LUNENBURG, NS, Jan. 27, 2012 /CNW/ - High Liner Foods Incorporated (TSX: HLF; HLF.A) today announced that it has filed a notice with the Toronto Stock Exchange and received approval to purchase through the facilities of the Toronto Stock Exchange up to 100,000 of the 13,306,284 issued and outstanding Common Shares, representing approximately 1.4% of the public float, being 7,038,628 shares, of the Common Shares as of January 26, 2012, and up to 100,000 of the 1,788,062 issued and outstanding Non-Voting Equity Shares, representing approximately 7.1% of the public float, being 1,404,242 shares, of the Non-Voting Equity Shares as of January 26, 2012. The price the Company will pay for any Common Shares or Non-Voting Equity Shares acquired will be the market price at the time of acquisition. Purchases under the normal course issuer bid will be made by the Company and the shares so acquired shall be cancelled. Purchases may commence on January 31, 2012 and will terminate no later than January 30, 2013.

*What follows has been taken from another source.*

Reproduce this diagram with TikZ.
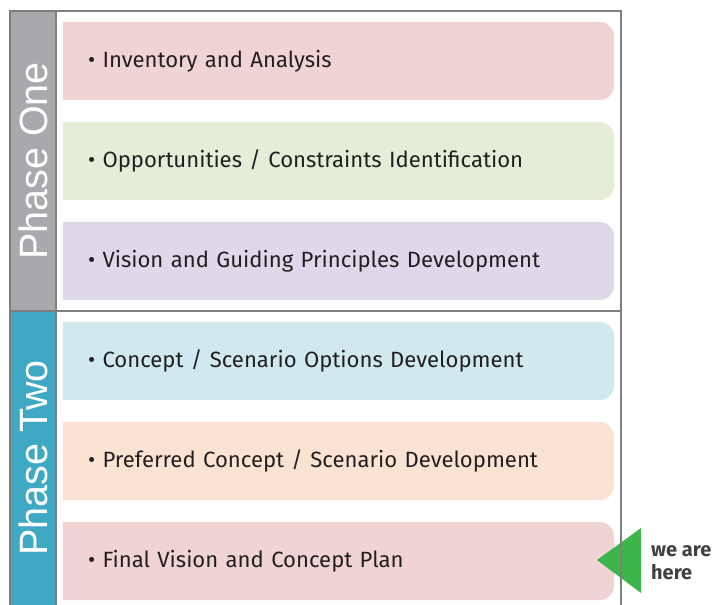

The average daily trading volume (ADTV) of the Common Shares was 11,609 and the ADTV of the Non-Voting Equity Shares was 61 on the TSX over the six months ending December 31, 2011. Under the TSX rules, the Company is entitled to purchase up to the greater of 25% of the ADTV of the respective class of shares or 1,000 shares on any trading day, or a larger amount of Common Shares and Non-Voting Equity Shares per calendar week, subject to the maximum number that may be acquired under the normal course issuer bid, if the transaction meets the block purchase exception under the TSX rules. Accordingly, unless a block purchase meeting the block purchase exception under the TSX rules is made, the Company is entitled to purchase up to 2,902 Common Shares and 1,000 Non-Voting Equity Shares on any trading day.
The Board of Directors and Senior Management of High Liner are of the opinion that from time to time the purchase of its shares at the prevailing market price is in the best interest of High Liner and its shareholders. In the last 12 months, High Liner has acquired 88,758 Non-Voting Equity Shares at a weighted average rate of $13.70 per share and no Common Shares under the terms of a Normal Course Issuer Bid that expired on December 16, 2011. The High Liner pension plan also purchased 25,000 Non-Voting Equity Shares over the last 12 months at a weighted average rate of $13.75 per share.
About High Liner Foods Incorporated
High Liner Foods Incorporated is a leading North American processor and marketer of prepared, value-added frozen seafood. High Liner's branded products are sold throughout the United States, Canada and Mexico under the High Liner®, Fisher Boy®, Mirabel®, Sea Cuisine® and Royal Sea® labels, and are available in most grocery and club stores. The Company also sells its High Liner®, FPI®, Mirabel®, Viking™, Icelandic® Seafood, Samband of Iceland®, Seastar®, and Seaside® food service products to restaurants and institutions, and is a major supplier of private label seafood products to North American food retailers and food service distributors. High Liner Foods is a publicly traded Canadian company, trading under the symbols HLF and HLF.A on the Toronto Stock Exchange.
This news release contains forward-looking statements which reflect management's expectations regarding the Company's plans to purchase for cancellation shares under the normal course issuer bid. These statements are based on management's reasonable assumptions and beliefs in light of the information currently available to them, and reflect expectations as of January 26, 2012. These forward-looking statements are subject to uncertainties and other factors that could cause actual results to differ materially from such statements, including without limitation, regulatory approval, market and economic conditions, availability of sellers, changes in laws and regulations, operating efficiencies and cost saving initiatives. Readers are urged to consider the risks, uncertainties and assumptions carefully in evaluating the forward-looking information and are cautioned not to place undue reliance on such forward-looking information. The Company does not undertake to update these forward-looking statements other than as required by applicable securities laws.